Continuer, coûte que coûte
Malgré les contraintes, d'autres étudiant·es ont décidé de tout mettre en œuvre pour continuer leur activité sportive, quitte à faire de nombreuses concessions. C'est le cas d'Ana. En classe de première, elle arrête l'équitation durant deux ans, avant de reprendre en première année de licence. Et plutôt deux fois qu'une: elle pratique dans le cadre de l'université ainsi qu'au sein d'un club. «J'avais un rythme épuisant car je travaillais également neuf heures par semaine en tant qu'hôtesse de caisse pour me payer mes entraînements, confie la jeune femme. Je comptais mes heures de sommeil et je m'imposais des siestes en milieu de journée pour tenir. Mais je ne regrette pas car quand j'arrêtais ce sport, je me sentais très mal mentalement et physiquement.»
L'étudiante toulousaine en fera les frais à la rentrée 2019, lorsqu'elle déménage à Rennes pour sa première année de master. «J'ai eu beaucoup de mal à m'intégrer, j'ai fait face à des problèmes de stress et d'argent et je n'avais plus l'équitation pour me sentir mieux. J'ai alors tout mis en œuvre pour trouver un club: je n'avais plus d'emploi mais j'ai pu compter sur des dispositifs accessibles aux boursiers, explique la jeune femme, qui a dû faire de gros sacrifices. J'ai puisé dans mon épargne, je ne mangeais que deux repas par jour et je ne suis rentrée que deux fois chez mes parents: le prix d'un aller-retour était le même qu'une mensualité d'équitation, j'ai dû faire un choix. Je ne me permettais pas non plus de sortir boire des verres, ce qui n'a pas aidée à développer mes relations sociales.»
Maintenir des liens
Sacrifier une partie de sa vie étudiante sur l'autel de sa passion pour un sport, Augustin, jeune diplômé de 24 ans, l'a fait durant sa première année à l'université. Passé par le centre de formation d'un club de football professionnel, il joue ensuite à Cognac, au plus haut niveau régional. Le bac en poche, il part suivre des études à Poitiers, à près de deux heures de route de son club. «Avec la distance et les cours, je ne pouvais pas revenir m'entraîner à Cognac pendant la semaine. J'ai donc trouvé un club aux alentours de Poitiers pour m'entraîner le mardi et le mercredi. Et le vendredi, après les cours, je retournais à Cognac pour m'entraîner: c'était indispensable si je voulais jouer le match du week-end», se souvient-il. Finalement, le rythme de travail augmentant au fil des mois, Augustin jette l'éponge. «Ça a été un gros pincement au cœur car c'était la première fois de ma vie que je ne terminais pas une saison.»
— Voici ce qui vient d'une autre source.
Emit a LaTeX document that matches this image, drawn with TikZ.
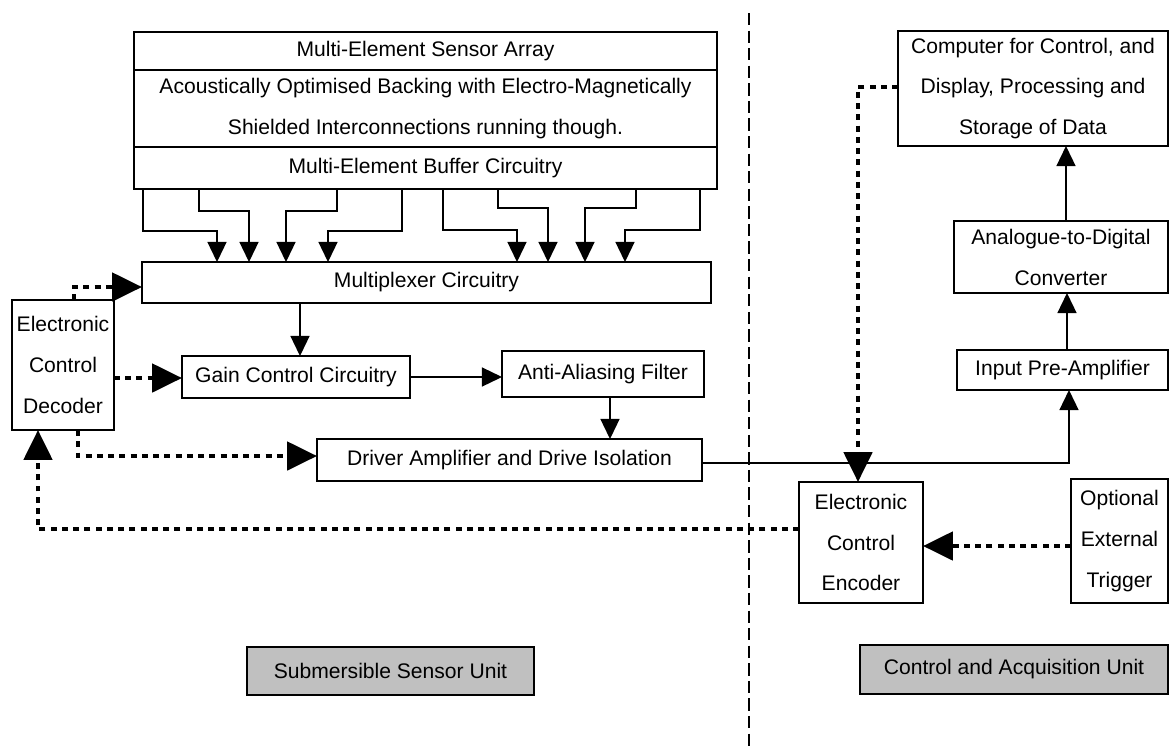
\documentclass[tikz,border=0pt]{standalone}
\usepackage{fontspec}
\setmainfont{Liberation Sans}
\usetikzlibrary{positioning,arrows.meta}
\definecolor{unitgray}{HTML}{C0C0C0}

\begin{document}
\begin{tikzpicture}[
    x=0.2mm, y=-0.2mm,
    box/.style={draw, line width=0.85pt, inner sep=0pt, outer sep=0pt, align=center,
      font=\fontsize{12}{23.3}\selectfont},
    unit/.style={box, fill=unitgray, line width=1.2pt},
    sig/.style={-{Triangle[length=11.4pt,width=10.8pt]}, line width=0.85pt},
    ctl/.style={-{Triangle[length=17pt,width=16pt]}, line width=2.5pt, dash pattern=on 3.4pt off 3pt},
  ]
  \useasboundingbox (0,0) rectangle (1170,751);

  % Sensor stack
  \node[box, anchor=north west, minimum width=116.6mm, minimum height=7.6mm] (sensor) at (134,32) {Multi-Element Sensor Array};
  \node[box, below=0pt of sensor, minimum width=116.6mm, minimum height=15.4mm] (backing)
    {Acoustically Optimised Backing with Electro-Magnetically\\Shielded Interconnections running though.};
  \node[box, below=0pt of backing, minimum width=116.6mm, minimum height=8.4mm] (buffer) {Multi-Element Buffer Circuitry};

  % Submersible side
  \node[box, anchor=north west, minimum width=113.8mm, minimum height=8.2mm] (mux) at (142,262) {Multiplexer Circuitry};
  \node[box, anchor=north west, minimum width=20.4mm, minimum height=26mm] (dec) at (12,300) {Electronic\\Control\\Decoder};
  \node[box, anchor=north west, minimum width=45.6mm, minimum height=8.4mm] (gain) at (182,356) {Gain Control Circuitry};
  \node[box, anchor=north west, minimum width=40.4mm, minimum height=9.2mm] (aaf) at (502,351) {Anti-Aliasing Filter};
  \node[box, anchor=north west, minimum width=77mm, minimum height=8.4mm] (drv) at (317,439) {Driver Amplifier and Drive Isolation};

  % Acquisition side
  \node[box, anchor=north west, minimum width=54mm, minimum height=23mm] (comp) at (898,31) {Computer for Control, and\\Display, Processing and\\Storage of Data};
  \node[box, anchor=north west, minimum width=42.8mm, minimum height=14.4mm] (adc) at (954,221) {Analogue-to-Digital\\Converter};
  \node[box, anchor=north west, minimum width=42.2mm, minimum height=8mm] (pre) at (957,350) {Input Pre-Amplifier};
  \node[box, anchor=north west, minimum width=24.8mm, minimum height=24.2mm] (enc) at (799,482) {Electronic\\Control\\Encoder};
  \node[box, anchor=north west, minimum width=19.4mm, minimum height=24.8mm] (trig) at (1071,479) {Optional\\External\\Trigger};

  % Unit labels
  \node[unit, anchor=north west, minimum width=57.4mm, minimum height=9.6mm] (subunit) at (247,647) {Submersible Sensor Unit};
  \node[unit, anchor=north west, minimum width=61.6mm, minimum height=9.8mm] (acqunit) at (860,645) {Control and Acquisition Unit};

  % Divider
  \draw[line width=0.85pt, dash pattern=on 7pt off 3pt] (749,13) -- (749,751);

  % Buffer outputs into multiplexer
  \foreach \a/\b/\h in {143/217/231, 199/249/211, 337/286/211, 402/328/231,
                        443/517/230, 498/548/208, 636/585/208, 700/625/230}
    \draw[sig] (buffer.south -| \a,0) |- (\b,\h) -- (mux.north -| \b,0);

  % Signal chain
  \draw[sig] (mux.south -| 300,0) -- (gain.north -| 300,0);
  \draw[sig] (gain.east) -- (gain.east -| aaf.west);
  \draw[sig] (aaf.south -| 610,0) -- (drv.north -| 610,0);
  \draw[sig] (drv.east |- 0,463) -| (pre.south -| 1069,0);
  \draw[sig] (pre.north -| 1067,0) -- (adc.south -| 1067,0);
  \draw[sig] (adc.north -| 1066,0) -- (comp.south -| 1066,0);

  % Control paths
  \draw[ctl] (comp.west |- 0,87) -| (enc.north -| 858,0);
  \draw[ctl] (trig.west |- 0,546) -- (enc.east |- 0,546);
  \draw[ctl] (enc.west |- 0,529) -| (dec.south -| 38,0);
  \draw[ctl] (dec.north -| 74,0) |- (mux.west |- 0,287);
  \draw[ctl] (dec.east |- 0,378) -- (gain.west |- 0,378);
  \draw[ctl] (dec.south -| 78,0) |- (drv.west |- 0,456);
\end{tikzpicture}
\end{document}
Avec du recul, le passionné du ballon rond analyse: «Ce sport m'a toujours rendu heureux mais les sacrifices liés à sa pratique m'ont aussi fait du tort, je ne m'en rendais pas compte à l'époque. Lorsque j'ai pu pleinement profiter de la vie d'étudiant en faisant des soirées, en ayant une copine ou en suivant des cours intéressants, je ne me suis pas forcé et j'ai relégué le football au second plan», confie-t-il. L'année suivante, le jeune homme a repris le football dans la petite ville où il a grandi et où vivent encore ses parents, mais à un rythme et à un niveau bien moins élevé. L'occasion pour lui de renouer avec son milieu.
«À la fac, j'ai côtoyé des gens élevés socialement et culturellement. Cela m'a beaucoup apporté mais je m'en suis vite lassé. Via le foot, je retrouve mes amis qui viennent de la ruralité, certains sont agriculteurs. Ils me remettent les pieds sur terre et m'apportent beaucoup d'un point de vue personnel, abonde celui qui est désormais journaliste. Les deux mondes sociaux que je côtoie forment un équilibre qui fait du bien à ma vie.»